╭─ DATA IN THIS EXERCISE
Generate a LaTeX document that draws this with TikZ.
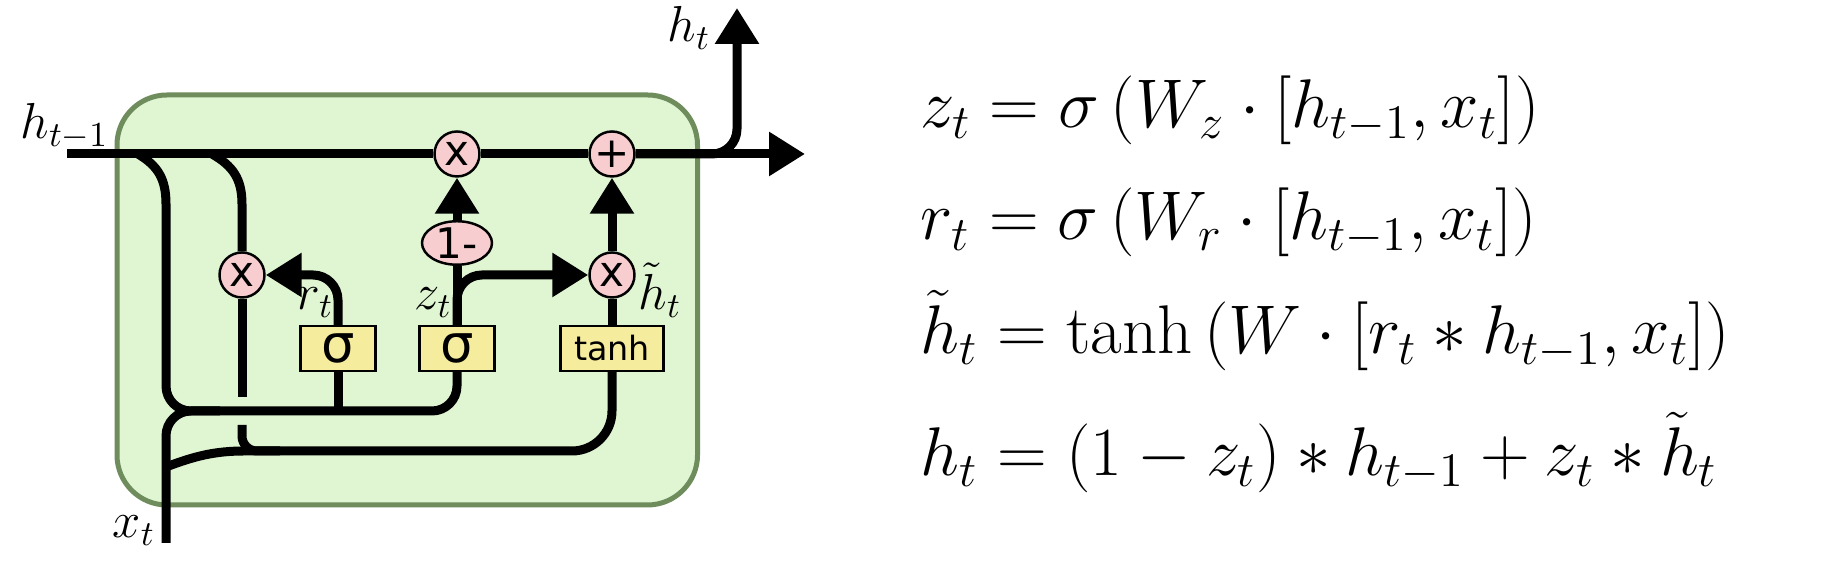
╰─
╭─ DATA IN THIS EXERCISE
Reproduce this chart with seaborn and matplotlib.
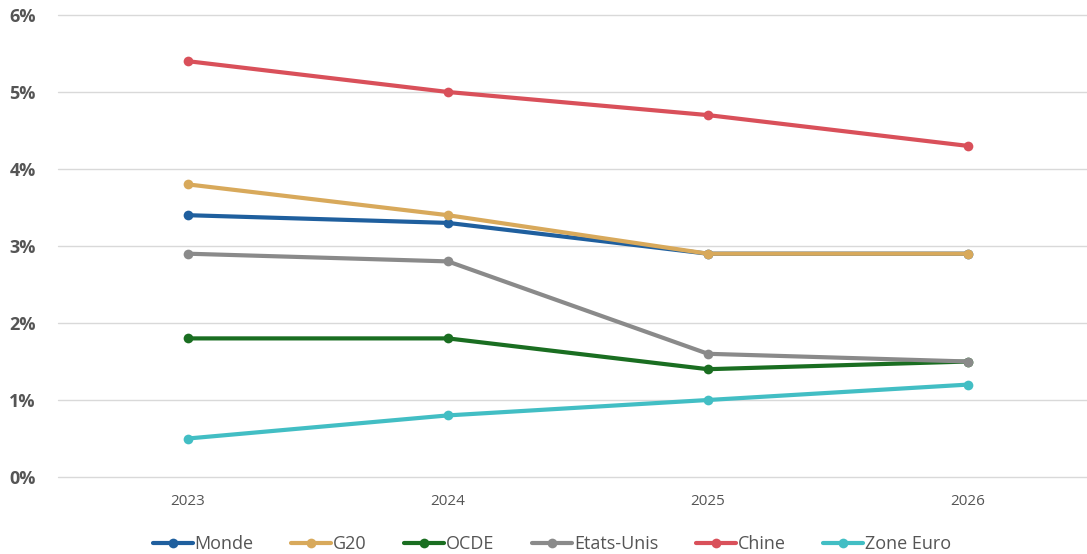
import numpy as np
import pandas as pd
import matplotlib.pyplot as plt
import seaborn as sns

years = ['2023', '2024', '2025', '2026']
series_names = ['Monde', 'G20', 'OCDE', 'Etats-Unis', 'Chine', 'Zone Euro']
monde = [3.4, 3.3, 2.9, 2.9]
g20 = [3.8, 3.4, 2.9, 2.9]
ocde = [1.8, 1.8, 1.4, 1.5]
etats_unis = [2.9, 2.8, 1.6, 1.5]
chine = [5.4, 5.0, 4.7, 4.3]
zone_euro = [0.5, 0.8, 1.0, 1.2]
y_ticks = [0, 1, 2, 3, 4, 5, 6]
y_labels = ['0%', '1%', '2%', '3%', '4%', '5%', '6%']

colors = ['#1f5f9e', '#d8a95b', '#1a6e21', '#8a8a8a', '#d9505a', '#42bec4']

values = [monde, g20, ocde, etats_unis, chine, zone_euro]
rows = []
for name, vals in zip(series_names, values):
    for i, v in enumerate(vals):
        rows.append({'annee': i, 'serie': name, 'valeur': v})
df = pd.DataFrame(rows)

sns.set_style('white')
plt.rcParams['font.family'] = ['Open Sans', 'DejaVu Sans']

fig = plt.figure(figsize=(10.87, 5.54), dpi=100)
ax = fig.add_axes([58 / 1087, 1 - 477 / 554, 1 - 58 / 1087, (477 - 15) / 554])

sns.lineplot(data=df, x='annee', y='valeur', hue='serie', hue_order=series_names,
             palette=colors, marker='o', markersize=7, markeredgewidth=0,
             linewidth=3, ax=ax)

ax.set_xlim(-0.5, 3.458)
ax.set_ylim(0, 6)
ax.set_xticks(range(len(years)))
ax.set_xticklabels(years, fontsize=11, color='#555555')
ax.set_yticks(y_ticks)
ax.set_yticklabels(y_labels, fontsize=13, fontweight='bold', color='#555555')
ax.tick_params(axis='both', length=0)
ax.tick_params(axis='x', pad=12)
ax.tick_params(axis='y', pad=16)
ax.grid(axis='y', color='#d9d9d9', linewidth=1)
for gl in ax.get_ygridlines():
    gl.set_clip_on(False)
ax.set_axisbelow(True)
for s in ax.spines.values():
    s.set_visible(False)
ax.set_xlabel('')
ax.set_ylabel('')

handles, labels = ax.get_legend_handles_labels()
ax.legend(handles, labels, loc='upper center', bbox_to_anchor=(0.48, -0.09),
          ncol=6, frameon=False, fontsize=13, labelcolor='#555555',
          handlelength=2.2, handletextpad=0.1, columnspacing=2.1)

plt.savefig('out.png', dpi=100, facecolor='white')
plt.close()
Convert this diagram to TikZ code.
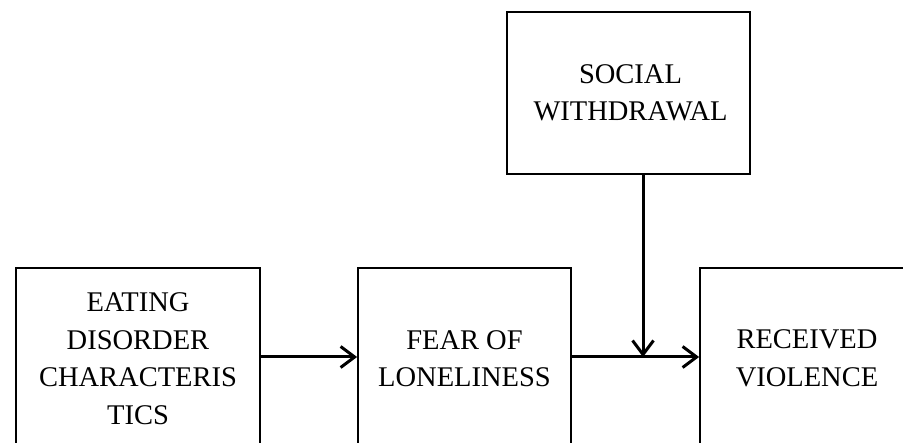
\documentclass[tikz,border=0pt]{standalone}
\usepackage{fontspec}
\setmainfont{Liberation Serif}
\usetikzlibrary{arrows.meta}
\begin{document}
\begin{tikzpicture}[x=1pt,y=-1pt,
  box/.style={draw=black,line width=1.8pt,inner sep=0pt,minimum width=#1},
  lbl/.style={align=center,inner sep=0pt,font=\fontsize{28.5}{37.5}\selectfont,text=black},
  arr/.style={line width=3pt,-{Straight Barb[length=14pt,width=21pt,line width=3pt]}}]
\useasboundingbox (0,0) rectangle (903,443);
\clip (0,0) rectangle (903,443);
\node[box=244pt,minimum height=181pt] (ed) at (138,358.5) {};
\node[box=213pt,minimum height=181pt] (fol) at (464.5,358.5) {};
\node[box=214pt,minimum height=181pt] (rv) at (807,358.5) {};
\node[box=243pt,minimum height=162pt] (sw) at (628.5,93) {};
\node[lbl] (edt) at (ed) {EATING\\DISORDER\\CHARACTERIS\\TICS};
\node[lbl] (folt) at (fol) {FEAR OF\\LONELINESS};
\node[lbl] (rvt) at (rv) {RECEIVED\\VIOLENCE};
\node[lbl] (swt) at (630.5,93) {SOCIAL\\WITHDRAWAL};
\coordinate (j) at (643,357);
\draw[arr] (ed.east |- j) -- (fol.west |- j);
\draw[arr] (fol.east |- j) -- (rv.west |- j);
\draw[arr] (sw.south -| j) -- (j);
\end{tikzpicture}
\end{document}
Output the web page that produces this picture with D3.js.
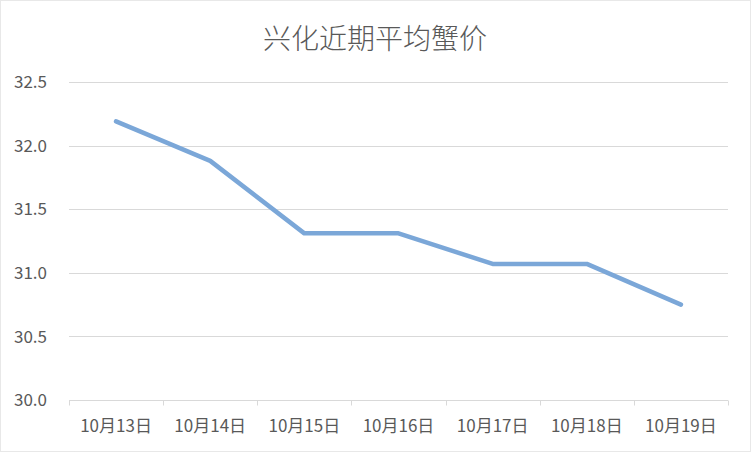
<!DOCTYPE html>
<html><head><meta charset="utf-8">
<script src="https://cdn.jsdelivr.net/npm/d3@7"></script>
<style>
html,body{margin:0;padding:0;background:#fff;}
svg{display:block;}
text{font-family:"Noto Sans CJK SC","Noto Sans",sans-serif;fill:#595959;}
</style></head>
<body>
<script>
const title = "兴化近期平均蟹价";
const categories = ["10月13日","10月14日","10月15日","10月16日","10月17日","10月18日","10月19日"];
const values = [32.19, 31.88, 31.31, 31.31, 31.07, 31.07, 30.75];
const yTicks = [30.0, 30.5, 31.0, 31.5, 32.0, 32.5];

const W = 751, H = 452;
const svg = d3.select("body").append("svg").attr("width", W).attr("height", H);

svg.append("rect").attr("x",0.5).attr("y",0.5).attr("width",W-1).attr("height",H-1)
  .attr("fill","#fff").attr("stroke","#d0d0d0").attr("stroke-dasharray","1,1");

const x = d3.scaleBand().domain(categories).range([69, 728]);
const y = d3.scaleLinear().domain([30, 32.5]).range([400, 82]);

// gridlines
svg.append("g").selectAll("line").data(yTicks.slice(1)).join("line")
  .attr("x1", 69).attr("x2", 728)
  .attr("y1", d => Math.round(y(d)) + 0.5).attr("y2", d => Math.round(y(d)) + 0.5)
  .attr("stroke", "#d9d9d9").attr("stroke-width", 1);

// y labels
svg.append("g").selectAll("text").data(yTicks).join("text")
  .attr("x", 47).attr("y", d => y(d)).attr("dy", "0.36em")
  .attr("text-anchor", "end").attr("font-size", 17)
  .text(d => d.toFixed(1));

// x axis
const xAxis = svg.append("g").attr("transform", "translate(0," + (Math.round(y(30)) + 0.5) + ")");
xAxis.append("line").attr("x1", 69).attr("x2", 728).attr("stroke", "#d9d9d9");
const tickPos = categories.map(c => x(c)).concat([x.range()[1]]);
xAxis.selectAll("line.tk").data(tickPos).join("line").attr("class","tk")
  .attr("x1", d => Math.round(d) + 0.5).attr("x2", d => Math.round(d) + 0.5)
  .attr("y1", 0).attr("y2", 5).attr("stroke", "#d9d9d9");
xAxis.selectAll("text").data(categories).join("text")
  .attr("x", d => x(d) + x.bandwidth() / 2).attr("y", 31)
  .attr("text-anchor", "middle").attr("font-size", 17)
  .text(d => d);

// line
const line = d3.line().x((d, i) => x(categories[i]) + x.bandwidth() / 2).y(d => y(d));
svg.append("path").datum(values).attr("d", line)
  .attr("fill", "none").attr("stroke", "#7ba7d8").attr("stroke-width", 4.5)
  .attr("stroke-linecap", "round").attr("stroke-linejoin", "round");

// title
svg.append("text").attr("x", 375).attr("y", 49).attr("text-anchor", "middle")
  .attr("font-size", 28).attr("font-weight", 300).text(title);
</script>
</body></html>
╰─
╭─ DATA IN THIS EXERCISE
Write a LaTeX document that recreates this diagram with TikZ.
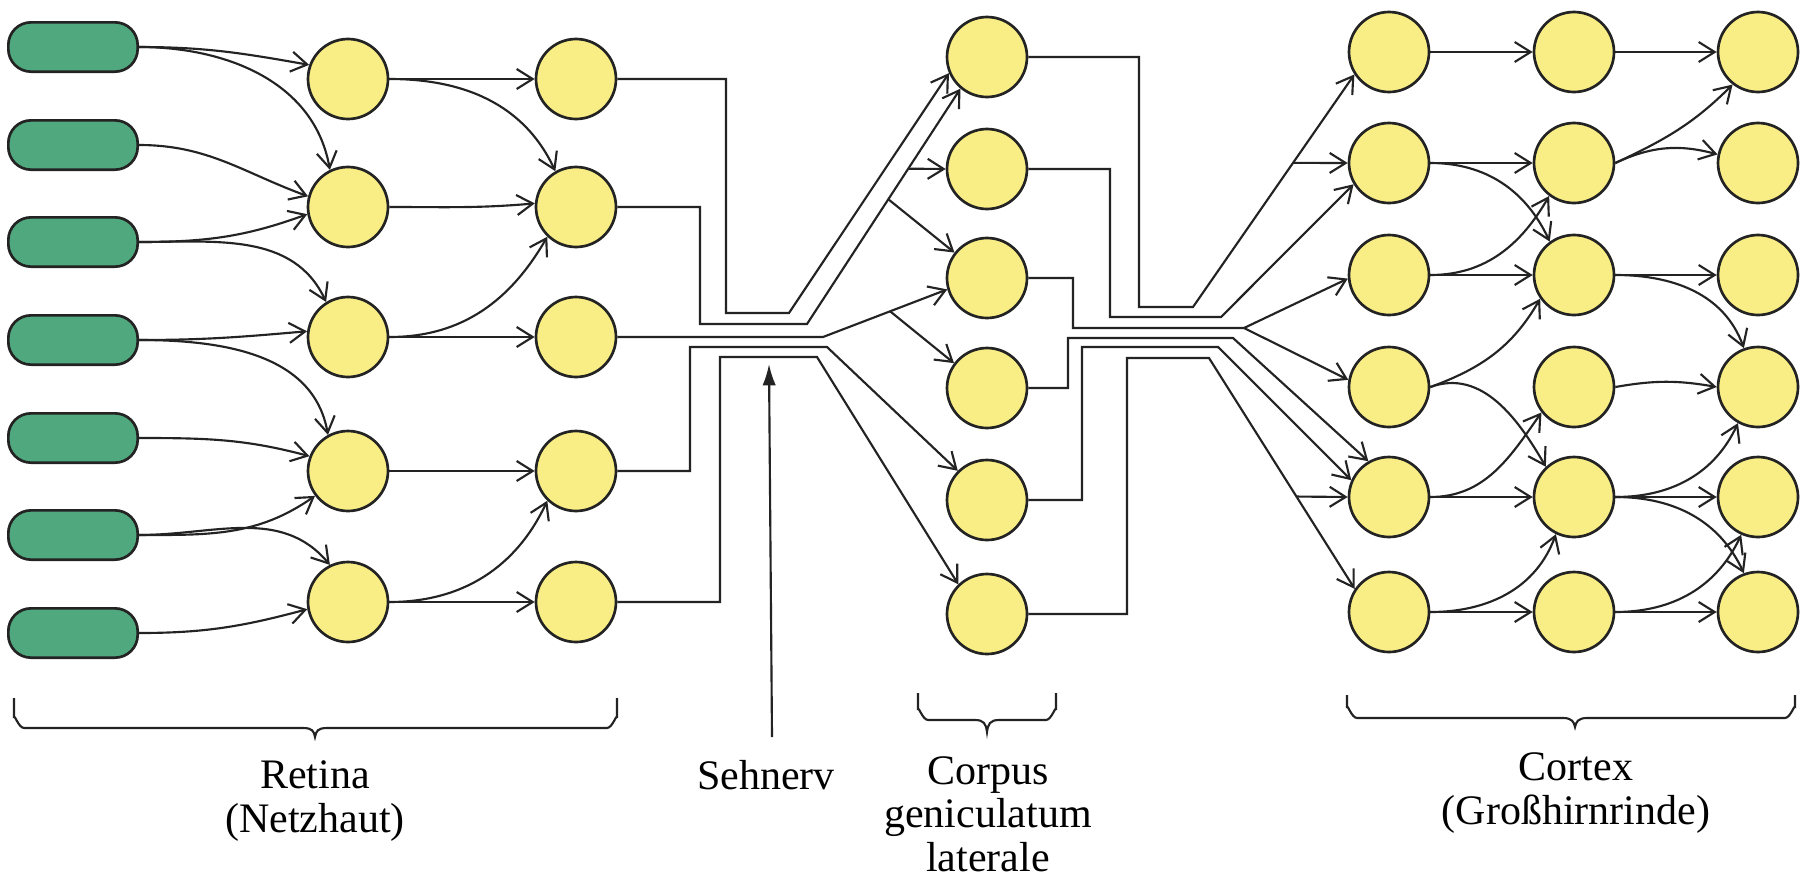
╰─
#### DESCRIPTION OF THE TASK
Repeat exactly the stretch of lines that opens with the line containing "Output the web" and closes with the line containing "const yTicks = [30.0, 30.5, 31.0, 31.5, 32.0, 32.5];". Leave the pictures out, and add nothing.

#### RESPONSE TO THE TASK
Output the web page that produces this picture with D3.js.
<!DOCTYPE html>
<html><head><meta charset="utf-8">
<script src="https://cdn.jsdelivr.net/npm/d3@7"></script>
<style>
html,body{margin:0;padding:0;background:#fff;}
svg{display:block;}
text{font-family:"Noto Sans CJK SC","Noto Sans",sans-serif;fill:#595959;}
</style></head>
<body>
<script>
const title = "兴化近期平均蟹价";
const categories = ["10月13日","10月14日","10月15日","10月16日","10月17日","10月18日","10月19日"];
const values = [32.19, 31.88, 31.31, 31.31, 31.07, 31.07, 30.75];
const yTicks = [30.0, 30.5, 31.0, 31.5, 32.0, 32.5];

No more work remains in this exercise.